Jim graduated from the University of Lincolnshire and Humberside with a first in Fine Art BA (Hons) in 2000. Working primarily with digital video he has exhibited work at various galleries and digital art festivals.

in june 2002 he collaborated with Paul Emery, Joe Gilmore, Tom Knapp, Ed Martin, Alex Peverett on a renterperation of a piece of music writen by the 1930's composer Poulenc, Litanies a la vierge noire. three perfomaces where recoreded one recording intened for play back on tour with the opera company in various venuse in the north of the uk. see: http://www.operanorth.co.uk/amazeme/underroofs.htm

James as well as Paul Emery, Joe Gilmore, Alex Peverett where invited to work at Screenlab. Sited in the phase 4 gallery at Leeds City Art Gallery Screenlab aims to become an experimental halfway point between studio and gallery for the development of non conventional audio-visual environments. This was a12 month programme of artist residencie that focus on the research of digital moving image and audio technology.

 

The reserch which was developed was shown in the foyer / entrance to Leeds City Art Gallery, Screenlab installed a temporary video wall which consists of 4 TV monitors arranged in a horizontal line. Each monitor is synchronised to play mpg2 files from a computer which can be scripted to play the files in sequence across the 4 monitors. The first project was to create a piece of work for this video wall, We then explored the rapid imperceptible movement [using Max] within scenes of very little visible action. We decided to take video portraits of visitors to the gallery and explore facial movement. Like Andy Warhol's 'Screen Tests', this would expose the complex relationship of camera and self, of seeing and being seen.

Visitors to the gallery were asked to stand and look into a Sony DVCam video camera for approximately 30 seconds. The resulting footage from these video portraits was then ouput using Max + Nato. Tiny imperceptible movements in the subjects' faces were revealed by rapid stuttering and repetition between frames in the movies. This was achieved by progressively moving through the digital movie and looping rapidly between 2-15 frames at a time at an accumulated speed of between 2 and 15 milliseconds. The resulting 52 movies were cropped to exactly 5 minutes, encoded as mpg2 and placed on the computer controlling the installation.

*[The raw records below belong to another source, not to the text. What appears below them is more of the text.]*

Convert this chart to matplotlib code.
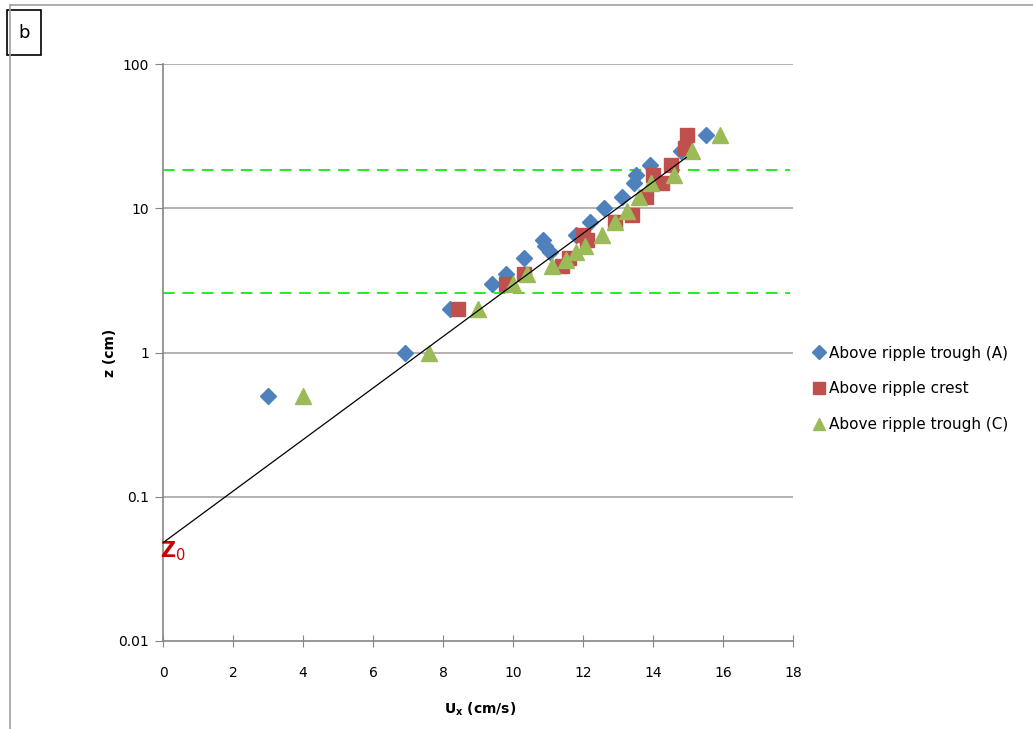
import matplotlib
matplotlib.use('Agg')
import matplotlib.pyplot as plt
from matplotlib.lines import Line2D
from matplotlib.patches import Rectangle

# Above ripple trough (A)
ux_a = [3.0, 6.9, 8.2, 9.4, 9.8, 10.3, 10.85, 10.9, 11.05, 11.8, 12.2, 12.6, 13.1, 13.45, 13.5, 13.9, 14.8, 15.5]
z_a = [0.5, 1, 2, 3, 3.5, 4.5, 6, 5.5, 5, 6.5, 8, 10, 12, 15, 17, 20, 25, 32]

# Above ripple crest
ux_b = [8.43, 9.8, 10.3, 11.4, 11.6, 12.0, 12.1, 12.9, 13.4, 13.8, 14.0, 14.25, 14.5, 14.9, 14.97]
z_b = [2, 3, 3.5, 4, 4.5, 6.5, 6, 8, 9, 12, 17, 15, 20, 26, 32]

# Above ripple trough (C)
ux_c = [4.0, 7.6, 9.0, 10.0, 10.4, 11.1, 11.5, 11.8, 12.05, 12.55, 12.9, 13.25, 13.6, 13.95, 14.6, 15.1, 15.9]
z_c = [0.5, 1, 2, 3, 3.5, 4, 4.4, 5, 5.5, 6.5, 8, 9.5, 12, 15, 17, 25, 32]

# fitted log line end points and the two dashed levels
fit_ux = [0, 14.95]
fit_z = [0.048, 22.5]
levels = [18.5, 2.6]

fig = plt.figure(figsize=(10.33, 7.29), dpi=100)
ax = fig.add_axes([163 / 1033, 1 - 641 / 729, 630 / 1033, 577 / 729])

ax.set_yscale('log')
ax.set_xlim(0, 18)
ax.set_ylim(0.01, 100)

for lv in [0.1, 1, 10, 100]:
    ax.axhline(lv, color='#a6a6a6', lw=1.2, zorder=0)

for lv in levels:
    ax.plot([0, 17.9], [lv, lv], color='#1eee1e', lw=1.4, dashes=(6, 4), zorder=1)

ax.plot(ux_a, z_a, 'D', color='#4f81bd', ms=8.5, mec='#4f81bd', label='Above ripple trough (A)', zorder=3)
ax.plot(ux_b, z_b, 's', color='#c0504d', ms=10, mec='#c0504d', label='Above ripple crest', zorder=4)
ax.plot(ux_c, z_c, '^', color='#9bbb59', ms=11, mec='#9bbb59', label='Above ripple trough (C)', zorder=5)
ax.plot(fit_ux, fit_z, color='black', lw=0.9, zorder=6)

ax.text(-0.08, 0.042, r'$\mathbf{Z}_{0}$', color='#cc0000', fontsize=15, ha='left', va='center')

for s in ['top', 'right']:
    ax.spines[s].set_visible(False)
for s in ['left', 'bottom']:
    ax.spines[s].set_color('#868686')
    ax.spines[s].set_linewidth(1.2)

ax.set_xticks(range(0, 19, 2))
ax.set_yticks([0.01, 0.1, 1, 10, 100])
ax.set_yticklabels(['0.01', '0.1', '1', '10', '100'])
ax.minorticks_off()
ax.tick_params(axis='x', direction='inout', length=8, color='#868686', labelsize=10, pad=14)
ax.tick_params(axis='y', direction='out', length=6, color='#868686', labelsize=10, pad=4)

ax.set_xlabel(r'U$_\mathbf{x}$ (cm/s)', fontsize=10, fontweight='bold')
ax.set_ylabel('z (cm)', fontsize=10, fontweight='bold')
ax.xaxis.set_label_coords(0.503, -0.103)
ax.yaxis.set_label_coords(-0.073, 0.5)

ax.legend(loc='center left', bbox_to_anchor=(1.025, 0.437), frameon=False, fontsize=11,
          handlelength=0.5, handletextpad=0.4, labelspacing=1.35, borderaxespad=0, markerscale=0.85)

# outer chart border and panel letter
fig.add_artist(Line2D([10 / 1033, 1], [1 - 5 / 729, 1 - 5 / 729], color='#a0a0a0', lw=1.2))
fig.add_artist(Line2D([10 / 1033, 10 / 1033], [0, 1 - 5 / 729], color='#a0a0a0', lw=1.2))
fig.add_artist(Rectangle((7 / 1033, 1 - 55 / 729), 34 / 1033, 45 / 729, fill=True,
                         facecolor='white', edgecolor='black', lw=1.2))
fig.text(24 / 1033, 1 - 33 / 729, 'b', fontsize=13, ha='center', va='center')

fig.savefig('out.png', dpi=100)
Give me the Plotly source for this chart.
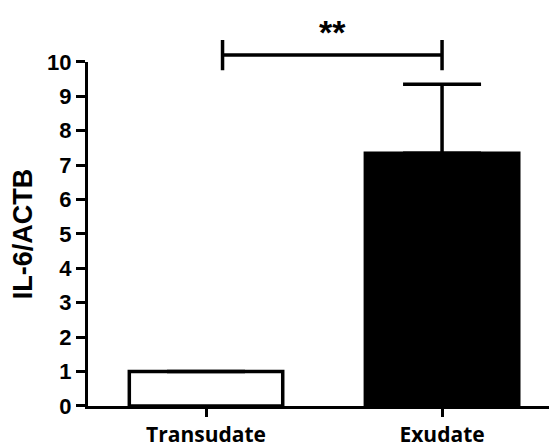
import plotly.graph_objects as go

# ---- data ----
categories = ["Transudate", "Exudate"]
means = [1.0, 7.35]
errors_upper = [0.0, 2.0]
bar_fill = ["white", "black"]
y_ticks = list(range(0, 11))
y_title = "IL-6/ACTB"

# significance bracket (data units on the same scale as the bars)
sig_label = "**"
sig_x = [0.07, 1.0]          # bracket start / end along the category axis
sig_y = 10.2                 # bracket height
sig_tick = 0.44              # half height of end ticks
sig_text_y = 10.87

# ---- layout constants (page body has an 8px default margin) ----
W, H = 549, 434
M_L, M_R, M_T, M_B = 80, 0, 12, 36
Y_MAX = 10
Y_DOMAIN_TOP = 0.8912
X_RANGE = [-0.5, 1.487]

fig = go.Figure()

fig.add_trace(go.Bar(
    x=categories, y=means,
    width=0.65,
    marker=dict(color=bar_fill, line=dict(color="black", width=3.5)),
    error_y=dict(type="data", symmetric=False, array=errors_upper,
                 arrayminus=[0] * len(errors_upper),
                 color="black", thickness=3.5, width=39),
    xaxis="x", yaxis="y", showlegend=False,
))

# bracket on an overlapping, invisible subplot spanning the full height
l, r = sig_x
fig.add_trace(go.Scatter(
    x=[l, l, None, l, r, None, r, r],
    y=[sig_y - sig_tick, sig_y + sig_tick, None, sig_y, sig_y, None,
       sig_y - sig_tick, sig_y + sig_tick],
    mode="lines", line=dict(color="black", width=3.5),
    xaxis="x2", yaxis="y2", showlegend=False, hoverinfo="skip",
))

fig.add_annotation(
    x=(l + r) / 2, y=sig_text_y, xref="x2", yref="y2",
    text=sig_label, showarrow=False,
    font=dict(family="Liberation Sans", size=34, color="black", weight="bold"),
    xanchor="center", yanchor="middle",
)

fig.update_layout(
    width=W, height=H,
    margin=dict(l=M_L, r=M_R, t=M_T, b=M_B, pad=0, autoexpand=False),
    paper_bgcolor="white", plot_bgcolor="rgba(0,0,0,0)",
    bargap=0.34,
    xaxis=dict(
        domain=[0, 1], range=X_RANGE, type="category", automargin=False,
        showline=True, linecolor="black", linewidth=3,
        ticks="outside", ticklen=8, tickwidth=3, tickcolor="black",
        showgrid=False, zeroline=False,
        tickfont=dict(family="Open Sans", size=21, color="black", weight="bold"),
        anchor="y",
    ),
    yaxis=dict(
        domain=[0, Y_DOMAIN_TOP], range=[0, Y_MAX], automargin=False,
        tickvals=y_ticks, ticktext=[str(v) for v in y_ticks],
        showline=True, linecolor="black", linewidth=3,
        ticks="outside", ticklen=9, tickwidth=3, tickcolor="black",
        showgrid=False, zeroline=False,
        tickfont=dict(family="Liberation Sans", size=22, color="black", weight="bold"),
        title=dict(text=y_title, standoff=12,
                   font=dict(family="Liberation Sans", size=27, color="black", weight="bold")),
        anchor="x",
    ),
    xaxis2=dict(domain=[0, 1], range=X_RANGE, visible=False, anchor="y2",
                fixedrange=True),
    yaxis2=dict(domain=[0, 1], range=[0, Y_MAX / Y_DOMAIN_TOP], visible=False,
                anchor="x2", fixedrange=True),
)

fig.write_html("out.html")
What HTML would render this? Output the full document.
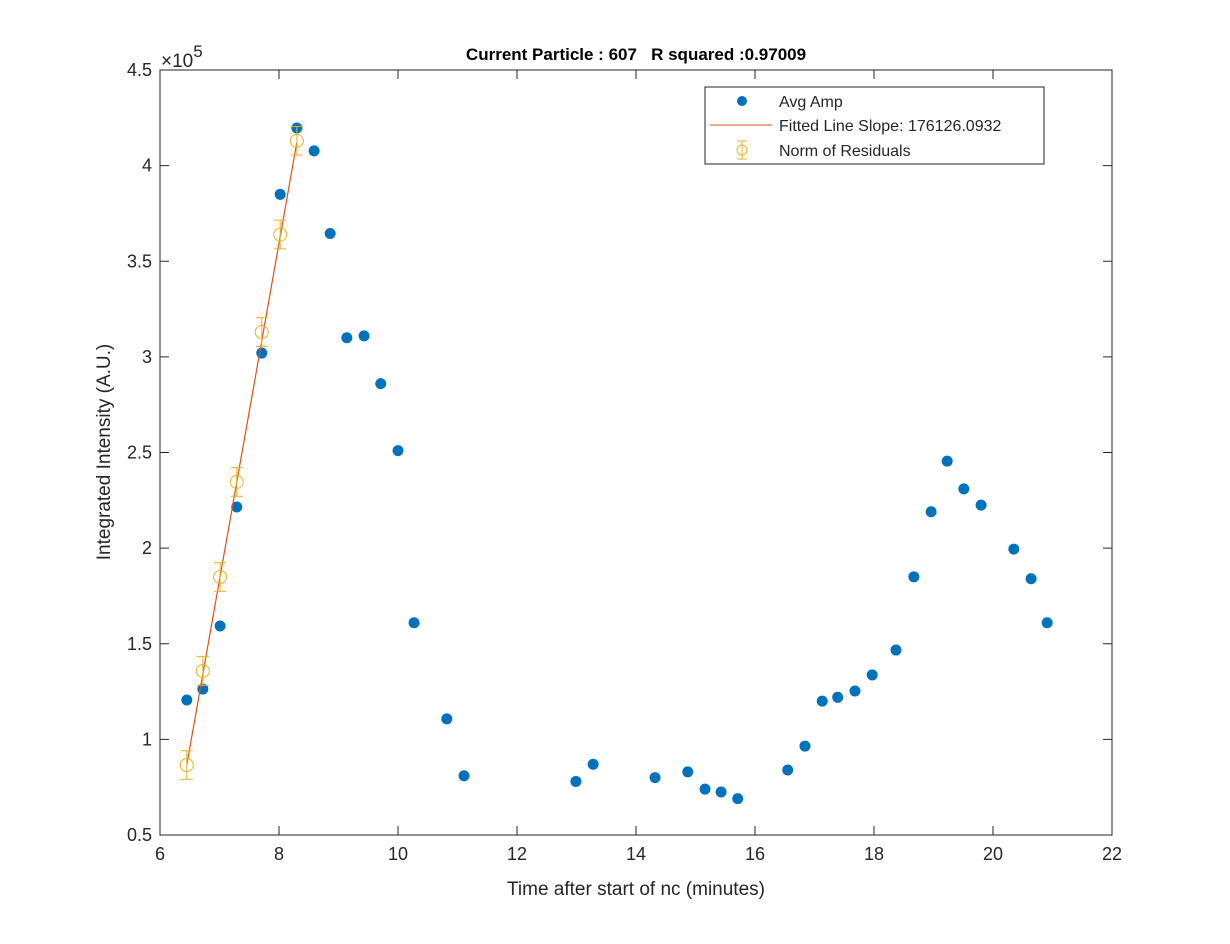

see + download quicktimes of hypersenisite hear: http://www.lumen.net/screenlab/latest/research/hypersensitive.html#4

In March 2001 he was commissioned by Lovebytes to create a video installation. His piece, 'Carrot Chopping 2', was a six screen video work, projected on and through the Workstation windows in Sheffield. He has also exhibited work at the National Review of Live Art in Glasgow [with A. Peverett and J. Gilmore], the Burning Bush live art Festival in Dundee and the Kiev Ukraine International Film Festival. He has also provided visuals for electronic music events such as Vector and the Dyman_x Festival at Zion Arts centre in Manchester. Jim also programs his own music which has been released on labels such as ooze.bap [http://www.oozebap.org] [Barcelona] also most resenly a split 7" on melange 004 and also a track included on the ROOT Festival cd compilation TOOTPAK. He recently organised a group exhibition at Turtle Arts Gallery, Mansfield rd., Nottingham where he exhibited a video installation.